> Problem requirements
For the copy, please give all of the data again exactly and leave the pictures out.
[Start]
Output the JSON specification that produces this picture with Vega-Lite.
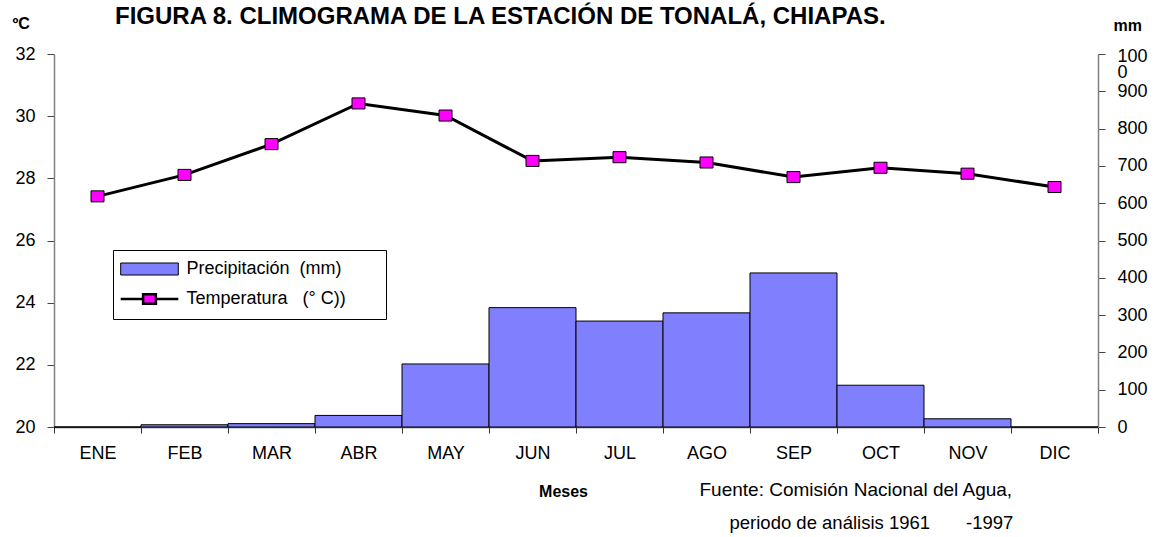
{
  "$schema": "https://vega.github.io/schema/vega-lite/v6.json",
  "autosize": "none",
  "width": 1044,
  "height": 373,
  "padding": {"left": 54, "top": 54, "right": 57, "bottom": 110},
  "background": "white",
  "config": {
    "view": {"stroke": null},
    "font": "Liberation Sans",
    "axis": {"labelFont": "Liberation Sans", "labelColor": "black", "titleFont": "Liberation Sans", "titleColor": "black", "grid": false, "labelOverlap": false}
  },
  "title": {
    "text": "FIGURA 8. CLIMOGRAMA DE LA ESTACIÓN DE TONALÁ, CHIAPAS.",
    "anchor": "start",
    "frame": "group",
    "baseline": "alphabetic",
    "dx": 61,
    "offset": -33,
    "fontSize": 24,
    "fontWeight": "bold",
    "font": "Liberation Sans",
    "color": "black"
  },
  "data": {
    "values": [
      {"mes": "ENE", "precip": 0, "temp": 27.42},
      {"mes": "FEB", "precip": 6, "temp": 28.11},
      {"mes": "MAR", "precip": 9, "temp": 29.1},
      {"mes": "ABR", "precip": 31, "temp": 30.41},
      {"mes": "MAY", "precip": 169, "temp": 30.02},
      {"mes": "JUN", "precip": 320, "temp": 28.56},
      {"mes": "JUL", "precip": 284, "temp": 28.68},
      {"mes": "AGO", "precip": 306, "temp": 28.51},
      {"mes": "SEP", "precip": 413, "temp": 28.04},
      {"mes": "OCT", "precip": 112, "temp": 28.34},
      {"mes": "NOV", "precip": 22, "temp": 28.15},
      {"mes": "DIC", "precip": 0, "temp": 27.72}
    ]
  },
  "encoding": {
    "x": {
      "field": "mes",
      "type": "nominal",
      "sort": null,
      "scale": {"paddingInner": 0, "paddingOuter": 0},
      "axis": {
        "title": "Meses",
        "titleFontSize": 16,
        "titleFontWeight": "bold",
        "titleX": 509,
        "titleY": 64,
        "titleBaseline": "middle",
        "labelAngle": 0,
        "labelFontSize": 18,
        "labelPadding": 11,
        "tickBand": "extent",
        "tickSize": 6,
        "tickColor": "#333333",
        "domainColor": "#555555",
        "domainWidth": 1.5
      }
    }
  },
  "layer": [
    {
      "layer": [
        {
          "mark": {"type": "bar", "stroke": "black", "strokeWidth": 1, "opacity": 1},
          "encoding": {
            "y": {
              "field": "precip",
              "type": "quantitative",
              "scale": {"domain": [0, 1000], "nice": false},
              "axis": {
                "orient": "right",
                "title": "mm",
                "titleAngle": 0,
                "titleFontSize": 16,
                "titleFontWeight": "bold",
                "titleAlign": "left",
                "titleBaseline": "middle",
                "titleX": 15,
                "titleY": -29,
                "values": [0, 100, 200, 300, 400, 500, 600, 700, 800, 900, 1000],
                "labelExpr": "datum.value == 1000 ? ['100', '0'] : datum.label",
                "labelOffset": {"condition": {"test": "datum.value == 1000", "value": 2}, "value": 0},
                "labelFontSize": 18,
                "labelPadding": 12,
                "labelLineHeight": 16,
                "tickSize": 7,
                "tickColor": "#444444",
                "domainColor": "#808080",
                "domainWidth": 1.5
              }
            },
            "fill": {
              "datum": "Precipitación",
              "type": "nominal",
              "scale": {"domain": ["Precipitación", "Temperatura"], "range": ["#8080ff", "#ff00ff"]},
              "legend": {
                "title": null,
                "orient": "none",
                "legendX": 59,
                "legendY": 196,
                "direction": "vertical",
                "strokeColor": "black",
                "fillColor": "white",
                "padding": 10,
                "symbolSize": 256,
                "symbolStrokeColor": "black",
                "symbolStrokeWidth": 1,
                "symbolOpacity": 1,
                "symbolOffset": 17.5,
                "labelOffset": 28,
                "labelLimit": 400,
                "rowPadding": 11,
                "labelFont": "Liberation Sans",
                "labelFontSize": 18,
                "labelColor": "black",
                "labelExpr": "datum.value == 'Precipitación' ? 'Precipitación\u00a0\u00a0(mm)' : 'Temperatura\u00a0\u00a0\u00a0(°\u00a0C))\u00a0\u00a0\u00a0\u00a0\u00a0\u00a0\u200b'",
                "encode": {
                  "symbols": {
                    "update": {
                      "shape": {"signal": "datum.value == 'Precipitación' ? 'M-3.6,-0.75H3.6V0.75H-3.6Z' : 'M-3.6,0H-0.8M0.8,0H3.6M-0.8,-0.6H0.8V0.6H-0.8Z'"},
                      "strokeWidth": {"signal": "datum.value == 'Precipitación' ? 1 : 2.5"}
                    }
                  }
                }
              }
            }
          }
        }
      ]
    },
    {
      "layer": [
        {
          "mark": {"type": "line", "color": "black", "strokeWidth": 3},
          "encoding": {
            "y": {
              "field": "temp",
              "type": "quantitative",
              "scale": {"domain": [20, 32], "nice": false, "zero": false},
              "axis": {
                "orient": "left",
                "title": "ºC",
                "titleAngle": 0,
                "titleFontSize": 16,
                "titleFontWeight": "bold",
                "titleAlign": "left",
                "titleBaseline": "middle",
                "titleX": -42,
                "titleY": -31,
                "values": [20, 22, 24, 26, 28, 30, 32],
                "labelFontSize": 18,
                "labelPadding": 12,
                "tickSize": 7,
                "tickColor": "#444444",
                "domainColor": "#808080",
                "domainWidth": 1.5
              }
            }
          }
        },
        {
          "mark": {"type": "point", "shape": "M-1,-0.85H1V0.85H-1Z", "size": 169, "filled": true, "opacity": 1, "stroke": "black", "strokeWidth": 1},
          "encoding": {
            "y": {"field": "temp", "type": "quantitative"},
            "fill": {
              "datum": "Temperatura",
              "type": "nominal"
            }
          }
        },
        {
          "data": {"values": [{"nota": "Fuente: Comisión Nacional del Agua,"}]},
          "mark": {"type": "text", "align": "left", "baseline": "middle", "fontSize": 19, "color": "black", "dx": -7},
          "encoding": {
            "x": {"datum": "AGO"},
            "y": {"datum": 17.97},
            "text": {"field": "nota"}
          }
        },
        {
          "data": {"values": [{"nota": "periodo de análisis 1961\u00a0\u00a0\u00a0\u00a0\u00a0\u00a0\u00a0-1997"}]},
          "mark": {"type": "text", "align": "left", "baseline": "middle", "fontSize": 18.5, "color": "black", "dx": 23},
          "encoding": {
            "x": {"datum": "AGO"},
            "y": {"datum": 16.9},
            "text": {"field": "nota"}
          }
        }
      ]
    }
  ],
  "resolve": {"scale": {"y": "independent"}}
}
[End]
> Completed exercise
Output the JSON specification that produces this picture with Vega-Lite.
{
  "$schema": "https://vega.github.io/schema/vega-lite/v6.json",
  "autosize": "none",
  "width": 1044,
  "height": 373,
  "padding": {"left": 54, "top": 54, "right": 57, "bottom": 110},
  "background": "white",
  "config": {
    "view": {"stroke": null},
    "font": "Liberation Sans",
    "axis": {"labelFont": "Liberation Sans", "labelColor": "black", "titleFont": "Liberation Sans", "titleColor": "black", "grid": false, "labelOverlap": false}
  },
  "title": {
    "text": "FIGURA 8. CLIMOGRAMA DE LA ESTACIÓN DE TONALÁ, CHIAPAS.",
    "anchor": "start",
    "frame": "group",
    "baseline": "alphabetic",
    "dx": 61,
    "offset": -33,
    "fontSize": 24,
    "fontWeight": "bold",
    "font": "Liberation Sans",
    "color": "black"
  },
  "data": {
    "values": [
      {"mes": "ENE", "precip": 0, "temp": 27.42},
      {"mes": "FEB", "precip": 6, "temp": 28.11},
      {"mes": "MAR", "precip": 9, "temp": 29.1},
      {"mes": "ABR", "precip": 31, "temp": 30.41},
      {"mes": "MAY", "precip": 169, "temp": 30.02},
      {"mes": "JUN", "precip": 320, "temp": 28.56},
      {"mes": "JUL", "precip": 284, "temp": 28.68},
      {"mes": "AGO", "precip": 306, "temp": 28.51},
      {"mes": "SEP", "precip": 413, "temp": 28.04},
      {"mes": "OCT", "precip": 112, "temp": 28.34},
      {"mes": "NOV", "precip": 22, "temp": 28.15},
      {"mes": "DIC", "precip": 0, "temp": 27.72}
    ]
  },
  "encoding": {
    "x": {
      "field": "mes",
      "type": "nominal",
      "sort": null,
      "scale": {"paddingInner": 0, "paddingOuter": 0},
      "axis": {
        "title": "Meses",
        "titleFontSize": 16,
        "titleFontWeight": "bold",
        "titleX": 509,
        "titleY": 64,
        "titleBaseline": "middle",
        "labelAngle": 0,
        "labelFontSize": 18,
        "labelPadding": 11,
        "tickBand": "extent",
        "tickSize": 6,
        "tickColor": "#333333",
        "domainColor": "#555555",
        "domainWidth": 1.5
      }
    }
  },
  "layer": [
    {
      "layer": [
        {
          "mark": {"type": "bar", "stroke": "black", "strokeWidth": 1, "opacity": 1},
          "encoding": {
            "y": {
              "field": "precip",
              "type": "quantitative",
              "scale": {"domain": [0, 1000], "nice": false},
              "axis": {
                "orient": "right",
                "title": "mm",
                "titleAngle": 0,
                "titleFontSize": 16,
                "titleFontWeight": "bold",
                "titleAlign": "left",
                "titleBaseline": "middle",
                "titleX": 15,
                "titleY": -29,
                "values": [0, 100, 200, 300, 400, 500, 600, 700, 800, 900, 1000],
                "labelExpr": "datum.value == 1000 ? ['100', '0'] : datum.label",
                "labelOffset": {"condition": {"test": "datum.value == 1000", "value": 2}, "value": 0},
                "labelFontSize": 18,
                "labelPadding": 12,
                "labelLineHeight": 16,
                "tickSize": 7,
                "tickColor": "#444444",
                "domainColor": "#808080",
                "domainWidth": 1.5
              }
            },
            "fill": {
              "datum": "Precipitación",
              "type": "nominal",
              "scale": {"domain": ["Precipitación", "Temperatura"], "range": ["#8080ff", "#ff00ff"]},
              "legend": {
                "title": null,
                "orient": "none",
                "legendX": 59,
                "legendY": 196,
                "direction": "vertical",
                "strokeColor": "black",
                "fillColor": "white",
                "padding": 10,
                "symbolSize": 256,
                "symbolStrokeColor": "black",
                "symbolStrokeWidth": 1,
                "symbolOpacity": 1,
                "symbolOffset": 17.5,
                "labelOffset": 28,
                "labelLimit": 400,
                "rowPadding": 11,
                "labelFont": "Liberation Sans",
                "labelFontSize": 18,
                "labelColor": "black",
                "labelExpr": "datum.value == 'Precipitación' ? 'Precipitación\u00a0\u00a0(mm)' : 'Temperatura\u00a0\u00a0\u00a0(°\u00a0C))\u00a0\u00a0\u00a0\u00a0\u00a0\u00a0\u200b'",
                "encode": {
                  "symbols": {
                    "update": {
                      "shape": {"signal": "datum.value == 'Precipitación' ? 'M-3.6,-0.75H3.6V0.75H-3.6Z' : 'M-3.6,0H-0.8M0.8,0H3.6M-0.8,-0.6H0.8V0.6H-0.8Z'"},
                      "strokeWidth": {"signal": "datum.value == 'Precipitación' ? 1 : 2.5"}
                    }
                  }
                }
              }
            }
          }
        }
      ]
    },
    {
      "layer": [
        {
          "mark": {"type": "line", "color": "black", "strokeWidth": 3},
          "encoding": {
            "y": {
              "field": "temp",
              "type": "quantitative",
              "scale": {"domain": [20, 32], "nice": false, "zero": false},
              "axis": {
                "orient": "left",
                "title": "ºC",
                "titleAngle": 0,
                "titleFontSize": 16,
                "titleFontWeight": "bold",
                "titleAlign": "left",
                "titleBaseline": "middle",
                "titleX": -42,
                "titleY": -31,
                "values": [20, 22, 24, 26, 28, 30, 32],
                "labelFontSize": 18,
                "labelPadding": 12,
                "tickSize": 7,
                "tickColor": "#444444",
                "domainColor": "#808080",
                "domainWidth": 1.5
              }
            }
          }
        },
        {
          "mark": {"type": "point", "shape": "M-1,-0.85H1V0.85H-1Z", "size": 169, "filled": true, "opacity": 1, "stroke": "black", "strokeWidth": 1},
          "encoding": {
            "y": {"field": "temp", "type": "quantitative"},
            "fill": {
              "datum": "Temperatura",
              "type": "nominal"
            }
          }
        },
        {
          "data": {"values": [{"nota": "Fuente: Comisión Nacional del Agua,"}]},
          "mark": {"type": "text", "align": "left", "baseline": "middle", "fontSize": 19, "color": "black", "dx": -7},
          "encoding": {
            "x": {"datum": "AGO"},
            "y": {"datum": 17.97},
            "text": {"field": "nota"}
          }
        },
        {
          "data": {"values": [{"nota": "periodo de análisis 1961\u00a0\u00a0\u00a0\u00a0\u00a0\u00a0\u00a0-1997"}]},
          "mark": {"type": "text", "align": "left", "baseline": "middle", "fontSize": 18.5, "color": "black", "dx": 23},
          "encoding": {
            "x": {"datum": "AGO"},
            "y": {"datum": 16.9},
            "text": {"field": "nota"}
          }
        }
      ]
    }
  ],
  "resolve": {"scale": {"y": "independent"}}
}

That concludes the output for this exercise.